◆ SHORT TASK
Reproduce exactly and only the lines running from the one with "Emit a web page" through the one with "const averageValues = [705, 481, null, null, 711, 204, null];", both end lines included.

◆ DATA SHOWN
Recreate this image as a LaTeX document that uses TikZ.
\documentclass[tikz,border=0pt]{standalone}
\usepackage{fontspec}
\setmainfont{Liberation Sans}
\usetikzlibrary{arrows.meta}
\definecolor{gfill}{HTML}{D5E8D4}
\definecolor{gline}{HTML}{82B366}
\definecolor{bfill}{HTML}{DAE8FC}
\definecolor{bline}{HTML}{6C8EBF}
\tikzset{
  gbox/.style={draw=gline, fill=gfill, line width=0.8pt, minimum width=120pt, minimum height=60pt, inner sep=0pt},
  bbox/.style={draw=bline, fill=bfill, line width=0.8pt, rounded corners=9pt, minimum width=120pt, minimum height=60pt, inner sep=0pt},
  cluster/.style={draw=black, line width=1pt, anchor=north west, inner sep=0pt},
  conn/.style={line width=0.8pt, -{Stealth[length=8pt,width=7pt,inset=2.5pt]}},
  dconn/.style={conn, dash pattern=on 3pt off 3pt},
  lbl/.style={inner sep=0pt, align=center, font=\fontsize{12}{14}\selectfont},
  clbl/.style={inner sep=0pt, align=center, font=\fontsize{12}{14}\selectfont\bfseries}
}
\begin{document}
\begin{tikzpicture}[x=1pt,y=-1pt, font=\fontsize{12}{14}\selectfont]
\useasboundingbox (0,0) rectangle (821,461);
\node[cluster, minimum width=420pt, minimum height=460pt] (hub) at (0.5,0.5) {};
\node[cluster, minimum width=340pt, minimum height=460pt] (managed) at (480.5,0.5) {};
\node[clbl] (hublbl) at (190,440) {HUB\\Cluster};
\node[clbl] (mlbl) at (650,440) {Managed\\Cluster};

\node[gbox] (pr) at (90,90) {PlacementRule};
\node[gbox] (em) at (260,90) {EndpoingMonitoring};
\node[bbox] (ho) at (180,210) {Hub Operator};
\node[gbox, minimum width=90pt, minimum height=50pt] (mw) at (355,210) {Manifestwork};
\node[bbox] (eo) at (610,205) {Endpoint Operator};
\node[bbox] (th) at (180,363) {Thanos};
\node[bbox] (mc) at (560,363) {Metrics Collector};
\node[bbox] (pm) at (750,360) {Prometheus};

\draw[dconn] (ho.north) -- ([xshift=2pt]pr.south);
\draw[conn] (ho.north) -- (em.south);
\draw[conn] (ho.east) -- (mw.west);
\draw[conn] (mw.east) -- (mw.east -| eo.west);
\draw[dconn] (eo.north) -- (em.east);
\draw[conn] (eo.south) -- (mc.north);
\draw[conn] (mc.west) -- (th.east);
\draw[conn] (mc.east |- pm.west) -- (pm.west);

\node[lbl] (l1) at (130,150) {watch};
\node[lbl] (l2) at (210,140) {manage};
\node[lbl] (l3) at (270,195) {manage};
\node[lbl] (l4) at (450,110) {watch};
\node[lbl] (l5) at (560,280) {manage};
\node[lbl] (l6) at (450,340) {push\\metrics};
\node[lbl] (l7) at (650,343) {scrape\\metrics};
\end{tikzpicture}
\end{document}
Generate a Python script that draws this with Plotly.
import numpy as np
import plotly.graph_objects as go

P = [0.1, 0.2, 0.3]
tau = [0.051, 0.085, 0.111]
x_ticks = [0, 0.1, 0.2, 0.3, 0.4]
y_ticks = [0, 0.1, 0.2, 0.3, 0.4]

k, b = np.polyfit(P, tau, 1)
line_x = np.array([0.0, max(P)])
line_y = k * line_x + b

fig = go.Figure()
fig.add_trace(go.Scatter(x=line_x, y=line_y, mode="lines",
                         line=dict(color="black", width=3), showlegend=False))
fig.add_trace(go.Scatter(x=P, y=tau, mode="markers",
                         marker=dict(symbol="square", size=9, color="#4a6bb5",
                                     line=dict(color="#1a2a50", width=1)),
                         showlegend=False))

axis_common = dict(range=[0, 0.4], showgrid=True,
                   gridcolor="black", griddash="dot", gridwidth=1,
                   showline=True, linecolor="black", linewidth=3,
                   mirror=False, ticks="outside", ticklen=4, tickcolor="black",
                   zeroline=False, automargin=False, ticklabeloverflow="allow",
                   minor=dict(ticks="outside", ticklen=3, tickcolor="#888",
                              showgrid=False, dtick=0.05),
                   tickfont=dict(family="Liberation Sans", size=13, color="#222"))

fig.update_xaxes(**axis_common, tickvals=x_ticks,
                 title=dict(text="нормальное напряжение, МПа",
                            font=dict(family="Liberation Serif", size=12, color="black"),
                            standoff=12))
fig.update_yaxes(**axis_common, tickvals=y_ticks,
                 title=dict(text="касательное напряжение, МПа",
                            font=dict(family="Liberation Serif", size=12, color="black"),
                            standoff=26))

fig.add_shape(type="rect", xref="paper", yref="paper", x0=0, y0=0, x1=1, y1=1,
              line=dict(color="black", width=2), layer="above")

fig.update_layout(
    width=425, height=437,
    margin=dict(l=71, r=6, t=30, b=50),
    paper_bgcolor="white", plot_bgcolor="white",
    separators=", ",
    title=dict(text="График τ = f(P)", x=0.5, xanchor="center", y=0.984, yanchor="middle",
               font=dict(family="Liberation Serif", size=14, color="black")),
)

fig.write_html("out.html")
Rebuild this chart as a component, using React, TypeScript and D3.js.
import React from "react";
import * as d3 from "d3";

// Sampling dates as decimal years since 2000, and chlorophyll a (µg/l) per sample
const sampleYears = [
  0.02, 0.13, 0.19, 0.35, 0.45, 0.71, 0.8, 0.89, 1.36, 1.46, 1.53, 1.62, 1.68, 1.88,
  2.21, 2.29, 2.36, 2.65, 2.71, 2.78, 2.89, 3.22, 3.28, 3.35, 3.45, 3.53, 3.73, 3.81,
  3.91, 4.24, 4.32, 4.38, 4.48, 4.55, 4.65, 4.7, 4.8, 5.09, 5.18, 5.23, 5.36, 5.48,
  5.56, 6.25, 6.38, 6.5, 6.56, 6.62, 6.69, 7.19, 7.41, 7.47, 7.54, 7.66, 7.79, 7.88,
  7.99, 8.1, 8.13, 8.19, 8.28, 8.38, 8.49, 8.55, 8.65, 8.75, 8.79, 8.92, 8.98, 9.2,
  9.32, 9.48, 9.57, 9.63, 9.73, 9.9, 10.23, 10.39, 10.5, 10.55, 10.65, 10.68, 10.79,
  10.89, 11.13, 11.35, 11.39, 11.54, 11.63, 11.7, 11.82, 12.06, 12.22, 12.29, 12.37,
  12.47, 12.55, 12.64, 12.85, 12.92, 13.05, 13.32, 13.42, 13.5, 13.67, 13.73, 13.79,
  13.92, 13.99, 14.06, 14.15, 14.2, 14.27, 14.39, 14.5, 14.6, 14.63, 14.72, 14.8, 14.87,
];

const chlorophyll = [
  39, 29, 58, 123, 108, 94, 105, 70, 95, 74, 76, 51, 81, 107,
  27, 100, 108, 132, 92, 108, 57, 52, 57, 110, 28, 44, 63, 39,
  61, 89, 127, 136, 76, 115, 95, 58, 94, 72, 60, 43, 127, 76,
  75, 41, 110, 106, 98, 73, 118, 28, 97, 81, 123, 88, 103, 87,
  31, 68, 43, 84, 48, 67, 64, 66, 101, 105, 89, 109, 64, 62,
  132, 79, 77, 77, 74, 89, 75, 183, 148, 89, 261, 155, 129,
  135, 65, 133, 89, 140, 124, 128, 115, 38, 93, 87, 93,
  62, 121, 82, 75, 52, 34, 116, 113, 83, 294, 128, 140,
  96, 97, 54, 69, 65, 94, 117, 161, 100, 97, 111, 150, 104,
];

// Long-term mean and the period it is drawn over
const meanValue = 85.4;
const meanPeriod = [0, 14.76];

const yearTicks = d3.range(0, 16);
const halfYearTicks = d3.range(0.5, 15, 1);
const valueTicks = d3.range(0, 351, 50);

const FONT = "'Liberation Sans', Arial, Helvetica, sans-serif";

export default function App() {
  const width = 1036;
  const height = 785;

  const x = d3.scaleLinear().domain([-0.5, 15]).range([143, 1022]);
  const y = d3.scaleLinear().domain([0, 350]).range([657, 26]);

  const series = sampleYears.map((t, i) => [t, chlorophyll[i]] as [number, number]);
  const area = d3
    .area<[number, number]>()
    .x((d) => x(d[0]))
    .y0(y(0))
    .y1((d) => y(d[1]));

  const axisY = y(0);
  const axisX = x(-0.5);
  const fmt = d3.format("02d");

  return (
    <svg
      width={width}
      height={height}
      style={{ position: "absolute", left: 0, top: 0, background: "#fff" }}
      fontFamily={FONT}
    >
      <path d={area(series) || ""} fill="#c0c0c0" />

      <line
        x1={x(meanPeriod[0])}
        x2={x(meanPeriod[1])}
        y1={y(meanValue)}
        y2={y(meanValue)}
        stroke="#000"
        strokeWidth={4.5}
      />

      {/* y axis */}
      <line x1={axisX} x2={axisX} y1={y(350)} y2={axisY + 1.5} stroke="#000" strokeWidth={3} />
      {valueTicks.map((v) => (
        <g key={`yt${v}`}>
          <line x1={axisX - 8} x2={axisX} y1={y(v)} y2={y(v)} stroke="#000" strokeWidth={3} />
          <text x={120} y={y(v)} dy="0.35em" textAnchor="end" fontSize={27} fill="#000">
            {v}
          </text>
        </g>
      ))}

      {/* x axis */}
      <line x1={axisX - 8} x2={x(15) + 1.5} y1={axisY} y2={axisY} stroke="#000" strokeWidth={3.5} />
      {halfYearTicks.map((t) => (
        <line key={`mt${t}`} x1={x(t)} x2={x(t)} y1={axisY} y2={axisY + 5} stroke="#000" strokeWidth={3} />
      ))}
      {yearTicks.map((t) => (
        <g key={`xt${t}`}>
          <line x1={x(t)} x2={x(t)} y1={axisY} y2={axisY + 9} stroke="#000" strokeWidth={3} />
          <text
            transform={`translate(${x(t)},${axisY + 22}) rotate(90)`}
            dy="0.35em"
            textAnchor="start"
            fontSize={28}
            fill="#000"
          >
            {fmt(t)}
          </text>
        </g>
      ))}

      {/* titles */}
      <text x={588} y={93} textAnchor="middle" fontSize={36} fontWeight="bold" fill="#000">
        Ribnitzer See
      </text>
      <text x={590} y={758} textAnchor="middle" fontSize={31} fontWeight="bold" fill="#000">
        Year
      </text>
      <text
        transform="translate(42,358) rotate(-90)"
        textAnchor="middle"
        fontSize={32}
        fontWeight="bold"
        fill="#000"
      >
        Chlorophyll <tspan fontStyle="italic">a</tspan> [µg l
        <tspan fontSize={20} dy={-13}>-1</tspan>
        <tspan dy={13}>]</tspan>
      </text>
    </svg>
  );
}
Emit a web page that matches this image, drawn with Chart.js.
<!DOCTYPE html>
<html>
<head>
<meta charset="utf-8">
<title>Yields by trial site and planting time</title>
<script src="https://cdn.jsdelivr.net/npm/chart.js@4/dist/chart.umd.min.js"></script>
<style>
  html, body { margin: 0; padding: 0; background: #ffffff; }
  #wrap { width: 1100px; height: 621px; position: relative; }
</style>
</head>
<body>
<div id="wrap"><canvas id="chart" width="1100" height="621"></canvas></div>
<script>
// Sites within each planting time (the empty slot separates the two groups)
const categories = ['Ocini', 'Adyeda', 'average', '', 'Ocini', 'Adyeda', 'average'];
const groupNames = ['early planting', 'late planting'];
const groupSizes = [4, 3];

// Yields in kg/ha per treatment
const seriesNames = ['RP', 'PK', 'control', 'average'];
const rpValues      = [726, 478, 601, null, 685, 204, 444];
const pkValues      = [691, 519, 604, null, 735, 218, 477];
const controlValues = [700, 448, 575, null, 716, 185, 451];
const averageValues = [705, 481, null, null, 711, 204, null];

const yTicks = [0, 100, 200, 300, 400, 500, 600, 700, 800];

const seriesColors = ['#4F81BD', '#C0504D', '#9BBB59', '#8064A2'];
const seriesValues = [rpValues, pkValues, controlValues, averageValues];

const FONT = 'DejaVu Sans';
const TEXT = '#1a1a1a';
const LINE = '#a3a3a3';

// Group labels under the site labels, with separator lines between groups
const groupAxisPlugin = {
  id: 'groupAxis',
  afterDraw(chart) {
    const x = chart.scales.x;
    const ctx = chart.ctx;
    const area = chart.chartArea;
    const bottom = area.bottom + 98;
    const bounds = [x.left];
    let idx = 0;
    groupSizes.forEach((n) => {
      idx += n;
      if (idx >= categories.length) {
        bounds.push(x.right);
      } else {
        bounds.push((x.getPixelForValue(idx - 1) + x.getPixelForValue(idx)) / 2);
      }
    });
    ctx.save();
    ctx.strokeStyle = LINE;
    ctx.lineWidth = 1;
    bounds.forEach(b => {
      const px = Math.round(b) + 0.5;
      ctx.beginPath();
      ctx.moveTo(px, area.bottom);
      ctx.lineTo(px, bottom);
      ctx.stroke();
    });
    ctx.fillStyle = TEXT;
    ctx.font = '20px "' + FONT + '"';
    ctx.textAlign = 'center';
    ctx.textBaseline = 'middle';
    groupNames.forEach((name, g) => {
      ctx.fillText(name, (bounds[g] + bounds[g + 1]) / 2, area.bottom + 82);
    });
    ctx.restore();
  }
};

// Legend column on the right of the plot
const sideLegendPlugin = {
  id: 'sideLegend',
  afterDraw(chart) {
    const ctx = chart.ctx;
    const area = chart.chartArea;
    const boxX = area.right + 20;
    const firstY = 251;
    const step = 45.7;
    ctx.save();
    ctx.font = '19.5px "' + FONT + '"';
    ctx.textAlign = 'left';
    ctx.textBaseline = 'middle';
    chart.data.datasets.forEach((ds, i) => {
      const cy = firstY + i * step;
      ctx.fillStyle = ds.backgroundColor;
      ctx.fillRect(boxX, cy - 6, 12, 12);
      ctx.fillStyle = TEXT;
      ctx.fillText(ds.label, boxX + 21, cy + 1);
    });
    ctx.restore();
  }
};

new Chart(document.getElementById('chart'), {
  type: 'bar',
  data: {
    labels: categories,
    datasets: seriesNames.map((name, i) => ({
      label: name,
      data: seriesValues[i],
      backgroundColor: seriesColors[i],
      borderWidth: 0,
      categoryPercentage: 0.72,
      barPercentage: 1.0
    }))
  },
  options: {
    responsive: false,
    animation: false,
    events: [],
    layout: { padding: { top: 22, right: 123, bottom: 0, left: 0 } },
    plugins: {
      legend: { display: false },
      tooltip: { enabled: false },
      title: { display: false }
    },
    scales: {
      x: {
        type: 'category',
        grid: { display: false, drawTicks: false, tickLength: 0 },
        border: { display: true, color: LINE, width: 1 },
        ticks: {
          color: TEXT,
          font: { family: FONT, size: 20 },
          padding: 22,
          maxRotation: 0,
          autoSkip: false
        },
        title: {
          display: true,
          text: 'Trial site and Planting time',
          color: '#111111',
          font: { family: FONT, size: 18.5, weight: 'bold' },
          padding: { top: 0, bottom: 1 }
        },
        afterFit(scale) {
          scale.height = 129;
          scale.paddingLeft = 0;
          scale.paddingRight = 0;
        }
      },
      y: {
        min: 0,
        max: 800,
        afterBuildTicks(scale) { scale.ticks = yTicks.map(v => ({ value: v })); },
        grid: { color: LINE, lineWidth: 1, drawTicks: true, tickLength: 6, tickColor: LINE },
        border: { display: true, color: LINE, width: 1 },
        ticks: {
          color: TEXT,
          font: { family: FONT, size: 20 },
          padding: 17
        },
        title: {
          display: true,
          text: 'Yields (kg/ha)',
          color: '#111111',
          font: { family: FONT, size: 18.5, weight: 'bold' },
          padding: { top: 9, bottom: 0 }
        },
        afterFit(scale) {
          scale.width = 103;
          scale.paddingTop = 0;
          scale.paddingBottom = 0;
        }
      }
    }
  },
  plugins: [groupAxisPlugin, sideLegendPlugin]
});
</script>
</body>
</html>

◆ TASK OUTPUT
Emit a web page that matches this image, drawn with Chart.js.
<!DOCTYPE html>
<html>
<head>
<meta charset="utf-8">
<title>Yields by trial site and planting time</title>
<script src="https://cdn.jsdelivr.net/npm/chart.js@4/dist/chart.umd.min.js"></script>
<style>
  html, body { margin: 0; padding: 0; background: #ffffff; }
  #wrap { width: 1100px; height: 621px; position: relative; }
</style>
</head>
<body>
<div id="wrap"><canvas id="chart" width="1100" height="621"></canvas></div>
<script>
// Sites within each planting time (the empty slot separates the two groups)
const categories = ['Ocini', 'Adyeda', 'average', '', 'Ocini', 'Adyeda', 'average'];
const groupNames = ['early planting', 'late planting'];
const groupSizes = [4, 3];

// Yields in kg/ha per treatment
const seriesNames = ['RP', 'PK', 'control', 'average'];
const rpValues      = [726, 478, 601, null, 685, 204, 444];
const pkValues      = [691, 519, 604, null, 735, 218, 477];
const controlValues = [700, 448, 575, null, 716, 185, 451];
const averageValues = [705, 481, null, null, 711, 204, null];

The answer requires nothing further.